**** The data ****
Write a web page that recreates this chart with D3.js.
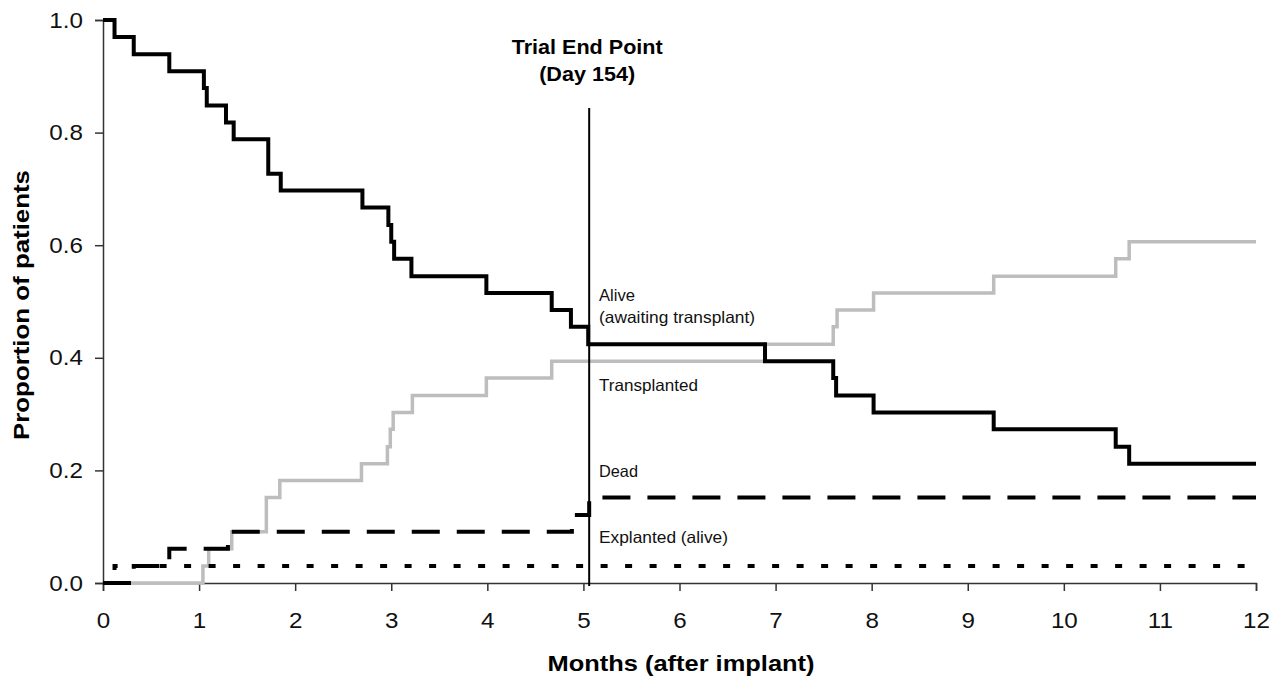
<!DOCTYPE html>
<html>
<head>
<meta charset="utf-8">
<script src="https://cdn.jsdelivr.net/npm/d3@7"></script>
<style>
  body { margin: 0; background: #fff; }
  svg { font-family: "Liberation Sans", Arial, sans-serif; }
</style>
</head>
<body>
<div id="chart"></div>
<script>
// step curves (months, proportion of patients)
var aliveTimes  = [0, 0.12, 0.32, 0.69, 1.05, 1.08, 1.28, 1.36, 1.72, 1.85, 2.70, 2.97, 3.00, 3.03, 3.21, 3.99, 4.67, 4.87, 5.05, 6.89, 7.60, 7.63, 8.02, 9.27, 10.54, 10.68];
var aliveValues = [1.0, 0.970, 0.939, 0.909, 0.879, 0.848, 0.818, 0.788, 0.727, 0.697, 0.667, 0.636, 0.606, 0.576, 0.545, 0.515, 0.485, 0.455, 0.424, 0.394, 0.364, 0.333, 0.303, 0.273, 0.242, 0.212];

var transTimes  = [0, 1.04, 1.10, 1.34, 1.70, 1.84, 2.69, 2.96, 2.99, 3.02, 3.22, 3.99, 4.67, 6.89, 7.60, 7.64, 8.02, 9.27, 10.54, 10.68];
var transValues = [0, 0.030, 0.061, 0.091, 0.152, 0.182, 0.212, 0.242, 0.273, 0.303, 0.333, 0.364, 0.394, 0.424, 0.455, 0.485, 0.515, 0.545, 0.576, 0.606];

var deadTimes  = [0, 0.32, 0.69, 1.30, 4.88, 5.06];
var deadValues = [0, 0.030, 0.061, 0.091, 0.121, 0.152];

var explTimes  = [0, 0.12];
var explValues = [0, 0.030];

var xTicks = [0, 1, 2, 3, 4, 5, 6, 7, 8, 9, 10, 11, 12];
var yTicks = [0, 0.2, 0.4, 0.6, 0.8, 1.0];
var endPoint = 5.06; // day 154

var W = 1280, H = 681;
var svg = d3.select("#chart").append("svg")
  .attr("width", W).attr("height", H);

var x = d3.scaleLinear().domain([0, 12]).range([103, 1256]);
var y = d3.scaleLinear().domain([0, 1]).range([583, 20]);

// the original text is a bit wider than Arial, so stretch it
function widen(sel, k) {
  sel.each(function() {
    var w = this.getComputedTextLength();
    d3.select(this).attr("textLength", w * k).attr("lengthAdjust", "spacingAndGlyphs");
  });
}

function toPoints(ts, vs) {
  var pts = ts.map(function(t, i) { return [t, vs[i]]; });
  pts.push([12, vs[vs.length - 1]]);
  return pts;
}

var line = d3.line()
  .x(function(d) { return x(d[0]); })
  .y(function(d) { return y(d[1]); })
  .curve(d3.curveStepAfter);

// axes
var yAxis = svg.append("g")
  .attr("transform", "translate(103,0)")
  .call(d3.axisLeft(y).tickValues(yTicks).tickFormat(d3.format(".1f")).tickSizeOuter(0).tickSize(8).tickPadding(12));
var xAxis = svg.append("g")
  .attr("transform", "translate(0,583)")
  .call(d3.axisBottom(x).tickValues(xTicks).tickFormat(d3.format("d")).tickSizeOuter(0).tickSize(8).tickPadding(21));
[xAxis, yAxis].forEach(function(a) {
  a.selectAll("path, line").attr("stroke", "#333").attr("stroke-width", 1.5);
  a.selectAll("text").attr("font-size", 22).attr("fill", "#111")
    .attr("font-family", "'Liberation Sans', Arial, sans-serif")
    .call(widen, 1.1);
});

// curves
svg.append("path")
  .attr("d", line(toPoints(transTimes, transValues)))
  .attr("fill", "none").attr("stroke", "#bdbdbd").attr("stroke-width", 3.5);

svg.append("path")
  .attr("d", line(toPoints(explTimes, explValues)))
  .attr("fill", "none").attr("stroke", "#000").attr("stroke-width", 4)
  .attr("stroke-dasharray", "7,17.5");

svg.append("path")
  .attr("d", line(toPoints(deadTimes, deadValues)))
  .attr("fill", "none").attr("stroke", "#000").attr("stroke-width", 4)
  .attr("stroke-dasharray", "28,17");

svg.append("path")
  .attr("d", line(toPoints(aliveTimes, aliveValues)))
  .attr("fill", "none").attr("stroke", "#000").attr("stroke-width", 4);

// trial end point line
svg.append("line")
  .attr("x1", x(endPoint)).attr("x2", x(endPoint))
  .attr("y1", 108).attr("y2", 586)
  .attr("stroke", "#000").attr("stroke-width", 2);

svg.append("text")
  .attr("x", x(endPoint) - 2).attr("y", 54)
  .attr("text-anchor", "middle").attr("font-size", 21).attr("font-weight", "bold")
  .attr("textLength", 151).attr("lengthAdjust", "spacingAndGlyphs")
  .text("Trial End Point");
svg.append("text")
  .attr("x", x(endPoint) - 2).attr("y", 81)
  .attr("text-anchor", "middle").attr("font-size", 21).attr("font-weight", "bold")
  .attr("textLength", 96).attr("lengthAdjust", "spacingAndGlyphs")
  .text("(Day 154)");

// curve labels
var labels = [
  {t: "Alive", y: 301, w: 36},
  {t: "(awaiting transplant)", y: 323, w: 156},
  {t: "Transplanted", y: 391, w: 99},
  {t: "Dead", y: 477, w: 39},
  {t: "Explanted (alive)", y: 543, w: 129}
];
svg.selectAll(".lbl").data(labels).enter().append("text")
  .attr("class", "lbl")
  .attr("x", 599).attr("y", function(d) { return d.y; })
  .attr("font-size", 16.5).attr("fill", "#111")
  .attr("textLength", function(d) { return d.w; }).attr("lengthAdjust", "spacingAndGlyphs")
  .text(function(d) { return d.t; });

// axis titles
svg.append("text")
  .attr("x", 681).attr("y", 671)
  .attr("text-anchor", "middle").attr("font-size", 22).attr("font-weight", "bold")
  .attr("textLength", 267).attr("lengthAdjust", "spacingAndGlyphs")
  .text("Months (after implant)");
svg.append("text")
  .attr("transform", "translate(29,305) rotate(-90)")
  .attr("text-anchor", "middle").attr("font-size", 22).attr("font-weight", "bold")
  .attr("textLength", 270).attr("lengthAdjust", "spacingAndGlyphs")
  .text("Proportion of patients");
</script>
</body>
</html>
****
**** The data ****
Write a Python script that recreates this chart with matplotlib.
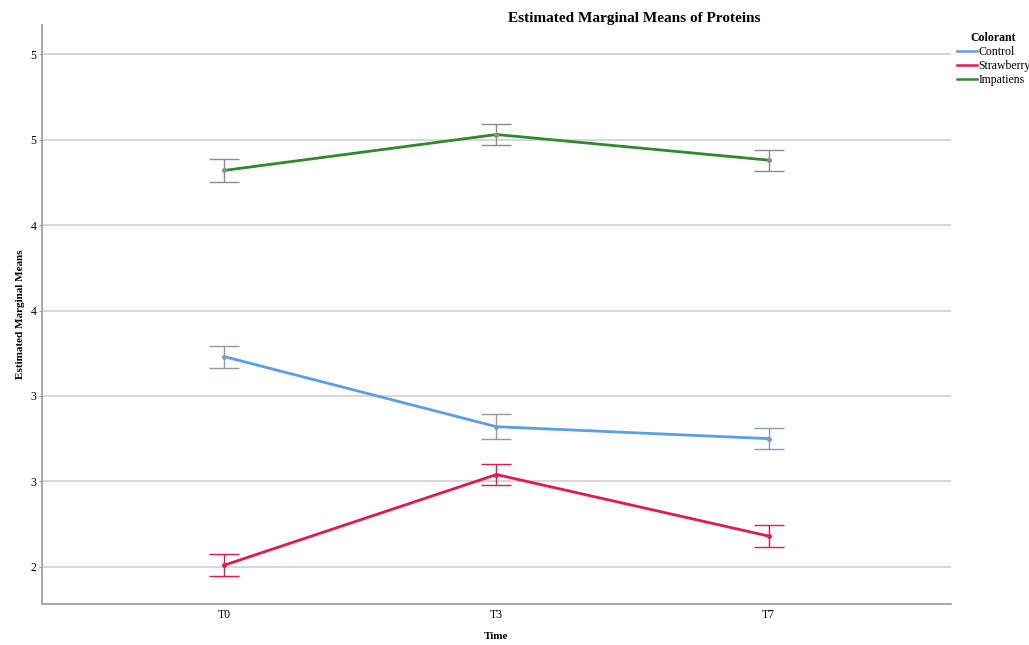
****
[Goal]: Go back to the lines above and output, exactly as they stand, the ones from the line containing "Write a web" to the line containing "var y = d3.scaleLinear().domain([0, 1]).range([583, 20]);". Leave all pictures behind.

[Output below]:
Write a web page that recreates this chart with D3.js.
<!DOCTYPE html>
<html>
<head>
<meta charset="utf-8">
<script src="https://cdn.jsdelivr.net/npm/d3@7"></script>
<style>
  body { margin: 0; background: #fff; }
  svg { font-family: "Liberation Sans", Arial, sans-serif; }
</style>
</head>
<body>
<div id="chart"></div>
<script>
// step curves (months, proportion of patients)
var aliveTimes  = [0, 0.12, 0.32, 0.69, 1.05, 1.08, 1.28, 1.36, 1.72, 1.85, 2.70, 2.97, 3.00, 3.03, 3.21, 3.99, 4.67, 4.87, 5.05, 6.89, 7.60, 7.63, 8.02, 9.27, 10.54, 10.68];
var aliveValues = [1.0, 0.970, 0.939, 0.909, 0.879, 0.848, 0.818, 0.788, 0.727, 0.697, 0.667, 0.636, 0.606, 0.576, 0.545, 0.515, 0.485, 0.455, 0.424, 0.394, 0.364, 0.333, 0.303, 0.273, 0.242, 0.212];

var transTimes  = [0, 1.04, 1.10, 1.34, 1.70, 1.84, 2.69, 2.96, 2.99, 3.02, 3.22, 3.99, 4.67, 6.89, 7.60, 7.64, 8.02, 9.27, 10.54, 10.68];
var transValues = [0, 0.030, 0.061, 0.091, 0.152, 0.182, 0.212, 0.242, 0.273, 0.303, 0.333, 0.364, 0.394, 0.424, 0.455, 0.485, 0.515, 0.545, 0.576, 0.606];

var deadTimes  = [0, 0.32, 0.69, 1.30, 4.88, 5.06];
var deadValues = [0, 0.030, 0.061, 0.091, 0.121, 0.152];

var explTimes  = [0, 0.12];
var explValues = [0, 0.030];

var xTicks = [0, 1, 2, 3, 4, 5, 6, 7, 8, 9, 10, 11, 12];
var yTicks = [0, 0.2, 0.4, 0.6, 0.8, 1.0];
var endPoint = 5.06; // day 154

var W = 1280, H = 681;
var svg = d3.select("#chart").append("svg")
  .attr("width", W).attr("height", H);

var x = d3.scaleLinear().domain([0, 12]).range([103, 1256]);
var y = d3.scaleLinear().domain([0, 1]).range([583, 20]);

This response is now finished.